Esos indicadores relativos no habrán mejorado precisamente en los últimos años, dificultando la necesaria mejora de la calidad del sistema universitario. Esta había experimentado algunos avances en los años previos a la crisis, reflejados fundamentalmente en el porcentaje de publicaciones científicas de proyección internacional entre 202 y 2011, hasta ocupar una posición acorde con el peso de la economía española en el conjunto de las avanzadas. Ello no es óbice para destacar las muy serias limitaciones, que se agudizan durante la crisis. Es precisamente en estos años de menores recursos cuando se ha registrado un aumento en el número de alumnos paralelo a la reducción del número de profesores, consecuente con las restricciones presupuestarias. Ahora son más los estudiantes que acuden y prolongan sus estudios superiores ante las escasas alternativas que ofrece el mercado de trabajo. Este desplazamiento no debería inquietar si esa ampliación de la estancia universitaria se tradujera en una mayor empleabilidad. Y de esto, no estamos muy seguros.

Como tampoco podemos estarlo de la mejora del rendimiento docente.  Los resultados para el conjunto del sistema universitario español no son buenos. Con la métrica de la OCDE, la relación entre la tasa de graduación y la tasa de entrada era significativamente inferior en España que en la  UE en 2010.

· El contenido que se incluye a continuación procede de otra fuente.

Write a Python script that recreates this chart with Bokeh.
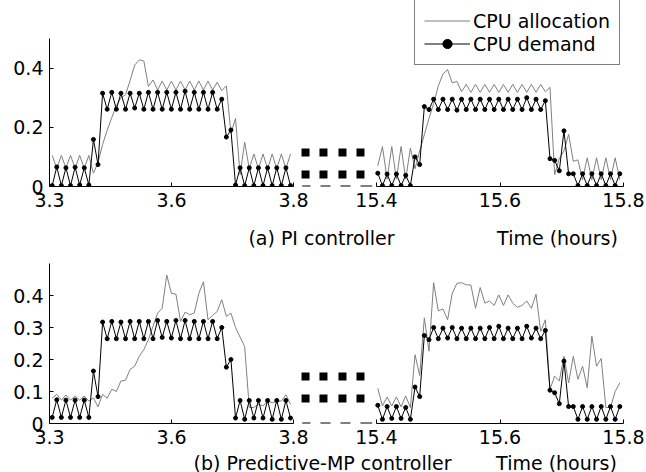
import numpy as np
from bokeh.plotting import figure
from bokeh.layouts import column, row
from bokeh.models import Range1d, FixedTicker, Legend, LegendItem, Label
from bokeh.embed import file_html
from bokeh.resources import INLINE

# ---------------- data ----------------
N_SAMPLES = 53
LEFT_T0, LEFT_DT = 3.3055, 0.009392      # sample times, left segment (hours)
RIGHT_T0, RIGHT_DT = 15.4021, 0.007537   # sample times, right segment (hours)

LEFT_TICKS = [3.3, 3.55, 3.8]
LEFT_TICK_LABELS = ["3.3", "3.6", "3.8"]
RIGHT_TICKS = [15.4, 15.6, 15.8]
RIGHT_TICK_LABELS = ["15.4", "15.6", "15.8"]
A_Y_TICKS = [0.0, 0.2, 0.4]
A_Y_LABELS = ["0", "0.2", "0.4"]
B_Y_TICKS = [0.0, 0.1, 0.2, 0.3, 0.4]
B_Y_LABELS = ["0", "0.1", "0.2", "0.3", "0.4"]

# (a) PI controller
A_LEFT_DEMAND = [0.003, 0.066, 0.003, 0.063, 0.003, 0.065, 0.005, 0.063, 0.005, 0.159, 0.074,
                 0.315, 0.261, 0.318, 0.261, 0.315, 0.261, 0.315, 0.265, 0.315, 0.261, 0.318, 0.261,
                 0.318, 0.261, 0.318, 0.261, 0.318, 0.261, 0.322, 0.261, 0.318, 0.261, 0.318, 0.261,
                 0.318, 0.261,
                 0.295, 0.167, 0.191,
                 0.005, 0.063, 0.003, 0.063, 0.003, 0.063, 0.003, 0.063, 0.003, 0.063, 0.003, 0.063, 0.003]
A_LEFT_ALLOC = [0.105, 0.062, 0.105, 0.062, 0.105, 0.062, 0.105, 0.062, 0.105, 0.045, 0.08,
                0.142, 0.19, 0.233, 0.273, 0.30, 0.31, 0.358, 0.41, 0.428, 0.424, 0.338, 0.36,
                0.326, 0.356, 0.326, 0.356, 0.326, 0.356, 0.326, 0.356, 0.326, 0.356, 0.326, 0.356,
                0.326, 0.352,
                0.324, 0.34, 0.18,
                0.23, 0.04, 0.15, 0.06, 0.11, 0.06, 0.11, 0.06, 0.11, 0.06, 0.11, 0.06, 0.11]
A_RIGHT_DEMAND = [0.045, 0.003, 0.042, 0.003, 0.042, 0.003, 0.038, 0.003, 0.10, 0.074,
                  0.27, 0.26, 0.295, 0.26, 0.295, 0.26, 0.295, 0.258, 0.295, 0.26, 0.295, 0.26,
                  0.295, 0.26, 0.295, 0.26, 0.295, 0.26, 0.295, 0.26, 0.295, 0.26, 0.30, 0.26,
                  0.295, 0.26, 0.29,
                  0.094, 0.088, 0.053, 0.188, 0.043, 0.043,
                  0.003, 0.043, 0.003, 0.043, 0.003, 0.043, 0.003, 0.043, 0.003, 0.043]
A_RIGHT_ALLOC = [0.07, 0.135, 0.025, 0.135, 0.025, 0.135, 0.025, 0.13, 0.06, 0.12,
                 0.175, 0.23, 0.28, 0.34, 0.38, 0.395, 0.35, 0.355, 0.32, 0.345, 0.318, 0.345,
                 0.318, 0.345, 0.318, 0.345, 0.318, 0.345, 0.318, 0.345, 0.318, 0.345, 0.318, 0.345,
                 0.318, 0.345, 0.32,
                 0.335, 0.04, 0.095, 0.12, 0.176, 0.085,
                 0.09, 0.023, 0.097, 0.023, 0.097, 0.023, 0.097, 0.023, 0.097, 0.023]

# (b) Predictive-MP controller
B_LEFT_DEMAND = [0.019, 0.074, 0.019, 0.073, 0.019, 0.073, 0.019, 0.073, 0.019, 0.164, 0.084,
                 0.317, 0.265, 0.319, 0.265, 0.317, 0.265, 0.319, 0.265, 0.319, 0.265, 0.319, 0.265,
                 0.322, 0.269, 0.319, 0.267, 0.322, 0.265, 0.322, 0.265, 0.319, 0.265, 0.319, 0.265,
                 0.319, 0.265,
                 0.30, 0.176, 0.20,
                 0.017, 0.072, 0.013, 0.072, 0.017, 0.072, 0.017, 0.072, 0.013, 0.072, 0.013, 0.072, 0.017]
B_LEFT_ALLOC = [0.079, 0.091, 0.073, 0.089, 0.073, 0.086, 0.073, 0.086, 0.07, 0.08, 0.052,
                0.091, 0.079, 0.107, 0.10, 0.133, 0.135, 0.169, 0.179, 0.21, 0.231, 0.262, 0.304,
                0.345, 0.36, 0.464, 0.407, 0.404, 0.319, 0.348, 0.34, 0.345, 0.407, 0.443, 0.324,
                0.338, 0.35,
                0.387, 0.335, 0.345,
                0.30, 0.27, 0.24, 0.05, 0.05, 0.06, 0.055, 0.07, 0.065, 0.07, 0.07, 0.09, 0.06]
B_RIGHT_DEMAND = [0.057, 0.013, 0.053, 0.016, 0.053, 0.016, 0.05, 0.013, 0.114, 0.084,
                  0.275, 0.262, 0.30, 0.265, 0.298, 0.267, 0.30, 0.265, 0.298, 0.265, 0.298, 0.265,
                  0.298, 0.265, 0.30, 0.265, 0.304, 0.265, 0.298, 0.265, 0.298, 0.265, 0.304, 0.267,
                  0.298, 0.265, 0.291,
                  0.104, 0.096, 0.062, 0.195, 0.053, 0.053,
                  0.013, 0.053, 0.013, 0.053, 0.013, 0.053, 0.013, 0.053, 0.013, 0.053]
B_RIGHT_ALLOC = [0.11, 0.055, 0.083, 0.055, 0.083, 0.052, 0.086, 0.05, 0.215, 0.15,
                 0.33, 0.226, 0.44, 0.352, 0.358, 0.324, 0.407, 0.438, 0.44, 0.433, 0.433, 0.36,
                 0.425, 0.376, 0.383, 0.369, 0.402, 0.369, 0.402, 0.376, 0.363, 0.369, 0.383, 0.36,
                 0.404, 0.288, 0.324,
                 0.107, 0.148, 0.133, 0.21, 0.127, 0.21,
                 0.138, 0.179, 0.112, 0.273, 0.179, 0.203, 0.05, 0.05, 0.10, 0.127]

CAPTION_A = "(a) PI controller"
CAPTION_B = "(b) Predictive-MP controller"
X_LABEL = "Time (hours)"
LEGEND_LABELS = ["CPU allocation", "CPU demand"]

# ---------------- styling / layout ----------------
FONT = "DejaVu Sans"
FS = "19px"
GRAY = "#808080"

TOTAL_W = 646
LEFT_W, RIGHT_W = 334, 312
LEFT_BORDER = 49          # room for the y tick labels
LEFT_SEG_PX = 244         # 3.3 -> 3.8
RIGHT_BORDER = 23         # room for the last tick label
RIGHT_SEG_PX = 247        # 15.4 -> 15.8
LEFT_GAP_PX = LEFT_W - LEFT_BORDER - LEFT_SEG_PX
RIGHT_GAP_PX = RIGHT_W - RIGHT_BORDER - RIGHT_SEG_PX
GAP_PX = LEFT_GAP_PX + RIGHT_GAP_PX

# axis-break decoration (fractions of the gap between the two segments)
SQUARE_FRAC = [0.145, 0.361, 0.59, 0.807]
DASH_FRAC = [(0.105, 0.205), (0.325, 0.446), (0.566, 0.687), (0.807, 0.948)]

t_left = LEFT_T0 + LEFT_DT * np.arange(N_SAMPLES)
t_right = RIGHT_T0 + RIGHT_DT * np.arange(N_SAMPLES)

left_x_end = LEFT_TICKS[0] + (LEFT_TICKS[-1] - LEFT_TICKS[0]) * (LEFT_W - LEFT_BORDER) / LEFT_SEG_PX
right_x_start = RIGHT_TICKS[0] - (RIGHT_TICKS[-1] - RIGHT_TICKS[0]) * RIGHT_GAP_PX / RIGHT_SEG_PX


def gap_x(frac):
    g = frac * GAP_PX
    if g <= LEFT_GAP_PX:
        return "L", LEFT_TICKS[-1] + g * (LEFT_TICKS[-1] - LEFT_TICKS[0]) / LEFT_SEG_PX
    return "R", RIGHT_TICKS[0] - (GAP_PX - g) * (RIGHT_TICKS[-1] - RIGHT_TICKS[0]) / RIGHT_SEG_PX


def style_axis(ax, ticks, labels, standoff=6):
    ax.ticker = FixedTicker(ticks=ticks, minor_ticks=[])
    ax.major_label_overrides = {float(t): l for t, l in zip(ticks, labels)}
    ax.major_tick_in = 4
    ax.major_tick_out = 0
    ax.minor_tick_line_color = None
    ax.axis_line_color = "black"
    ax.major_tick_line_color = "black"
    ax.major_label_text_font = FONT
    ax.major_label_text_font_size = FS
    ax.major_label_text_color = "black"
    ax.major_label_standoff = standoff


def make_fig(width, height, xr, yr, borders, with_y):
    p = figure(width=width, height=height, x_range=xr, y_range=yr,
               output_backend="svg", toolbar_location=None, title=None,
               min_border_left=borders[0], min_border_right=borders[1],
               min_border_top=borders[2], min_border_bottom=borders[3],
               y_axis_type="linear" if with_y else None)
    p.outline_line_color = None
    p.grid.visible = False
    return p


def draw_series(p, t, alloc, demand):
    ra = p.line(t, alloc, line_color=GRAY, line_width=1)
    rl = p.line(t, demand, line_color="black", line_width=1)
    rd = p.scatter(t, demand, marker="circle", size=4, color="black", line_width=1)
    return ra, rl, rd


def draw_break(pl, pr, rows):
    for side, p in (("L", pl), ("R", pr)):
        xs = [gap_x(f)[1] for f in SQUARE_FRAC if gap_x(f)[0] == side]
        sx = [x for r in rows for x in xs]
        sy = [r for r in rows for x in xs]
        p.scatter(sx, sy, marker="square", size=8, color="black", line_width=0)
        d = [(gap_x(a)[1], gap_x(b)[1]) for a, b in DASH_FRAC if gap_x(a)[0] == side]
        p.segment(x0=[a for a, b in d], y0=[0] * len(d), x1=[b for a, b in d], y1=[0] * len(d),
                  line_color="black", line_width=2)


def build_panel(height, top, bottom, axis_top_px, y_ticks, y_labels,
                la, ld, ra_, rd_, rows, legend=False):
    # frame spans [top, height-bottom]; y=0.5 sits axis_top_px below the frame top
    frame_h = height - top - bottom
    y_end = 0.5 * frame_h / (frame_h - axis_top_px)
    pl = make_fig(LEFT_W, height, Range1d(LEFT_TICKS[0], left_x_end), Range1d(0, y_end),
                  (LEFT_BORDER, 0, top, bottom), True)
    pr = make_fig(RIGHT_W, height, Range1d(right_x_start, RIGHT_TICKS[-1]), Range1d(0, y_end),
                  (0, RIGHT_BORDER, top, bottom), False)
    style_axis(pl.xaxis[0], LEFT_TICKS, LEFT_TICK_LABELS)
    pl.xaxis[0].bounds = (LEFT_TICKS[0], LEFT_TICKS[-1])
    style_axis(pl.yaxis[0], y_ticks, y_labels, standoff=6)
    pl.yaxis[0].bounds = (0, 0.5)
    style_axis(pr.xaxis[0], RIGHT_TICKS, RIGHT_TICK_LABELS)
    pr.xaxis[0].bounds = (RIGHT_TICKS[0], RIGHT_TICKS[-1])

    draw_series(pl, t_left, la, ld)
    r_alloc, r_line, r_dots = draw_series(pr, t_right, ra_, rd_)
    draw_break(pl, pr, rows)

    if legend:
        lg_h = 64
        lg = Legend(items=[LegendItem(label=LEGEND_LABELS[0], renderers=[r_alloc]),
                           LegendItem(label=LEGEND_LABELS[1], renderers=[r_line, r_dots])],
                    location=(80, frame_h - 1 - lg_h), margin=0, padding=9, spacing=0,
                    glyph_width=46, glyph_height=23, label_height=23, label_standoff=3,
                    label_text_font=FONT, label_text_font_size=FS, label_text_color="black",
                    border_line_color="black", border_line_width=1,
                    background_fill_color="white", background_fill_alpha=1.0)
        pr.add_layout(lg)
    return row(pl, pr, spacing=0)


def caption(height, y, texts):
    c = figure(width=TOTAL_W, height=height, x_range=Range1d(0, TOTAL_W), y_range=Range1d(0, height),
               output_backend="svg", toolbar_location=None, title=None, min_border=0,
               x_axis_type=None, y_axis_type=None)
    c.outline_line_color = None
    for x, t in texts:
        c.add_layout(Label(x=x, y=y, text=t, text_align="center", text_baseline="middle",
                           text_font=FONT, text_font_size=FS, text_color="black"))
    return c


# panel (a): frame from the very top (legend lives there), y-axis drawn from 0 to 0.5
row_a = build_panel(215, 0, 29, 38, A_Y_TICKS, A_Y_LABELS,
                    A_LEFT_ALLOC, A_LEFT_DEMAND, A_RIGHT_ALLOC, A_RIGHT_DEMAND,
                    rows=[0.0405, 0.115], legend=True)
cap_a = caption(33, 11, [(321, CAPTION_A), (557, X_LABEL)])
row_b = build_panel(204, 15, 29, 0, B_Y_TICKS, B_Y_LABELS,
                    B_LEFT_ALLOC, B_LEFT_DEMAND, B_RIGHT_ALLOC, B_RIGHT_DEMAND,
                    rows=[0.078, 0.147])
cap_b = caption(20, 10, [(322, CAPTION_B), (556, X_LABEL)])

layout = column(row_a, cap_a, row_b, cap_b, spacing=0)

with open("out.html", "w") as f:
    f.write(file_html(layout, INLINE))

La reordenación del mapa de  titulaciones universitarias es una de las prioridades que destacan la Fundación CYD: en septiembre de 2012 existían  2.541 enseñanzas de grado y 3.292 másteres oficiales.  Esta es,  efectivamente, una consideración previa al frecuente cuestionamiento del número de universidades públicas existentes en nuestro país y a la respuesta inducida de conveniencia de procesos de fusión entre algunas de ellas. La capacidad para racionalizar y mejorar la oferta es una consideración básica. Y esta no puede abstraerse de esas exigencias de modernización referidas al principio.   Esto nos remite no solo al necesario fortalecimiento de los presupuestos sino no menos importante, a la necesaria adaptación o reforma de la universidad. Y, desde luego, a la asunción por su personal docente e investigador de actitudes proactivas, que contribuyan a la necesaria mejora de la calidad de la producción universitaria y, con ello,  mayor legitimación social de estas instituciones.

La  interacción entre el gobierno universitario, su gobierno y la definición de sus prioridades y la actividad    empresarial es de todo punto necesaria. No solo para facilitar la empleabilidad de los egresados, sino para adecuar su producción científica a esas exigencias de modernización económica. Es también la condición necesaria para garantizar la consecución de mayores ingresos y fortalecer el saneamiento presupuestario de las instituciones. La financiación de la educación ha de seguir siendo mayoritariamente pública, el estado ha de garantizar con ella el principio básico de igualdad de oportunidades, hoy más amenazado que antes de la crisis, pero las universidades  han de someterse a controles rigurosos de su desempeño, incluida la naturaleza y calidad de su oferta, así como la adecuación de esta a la demanda.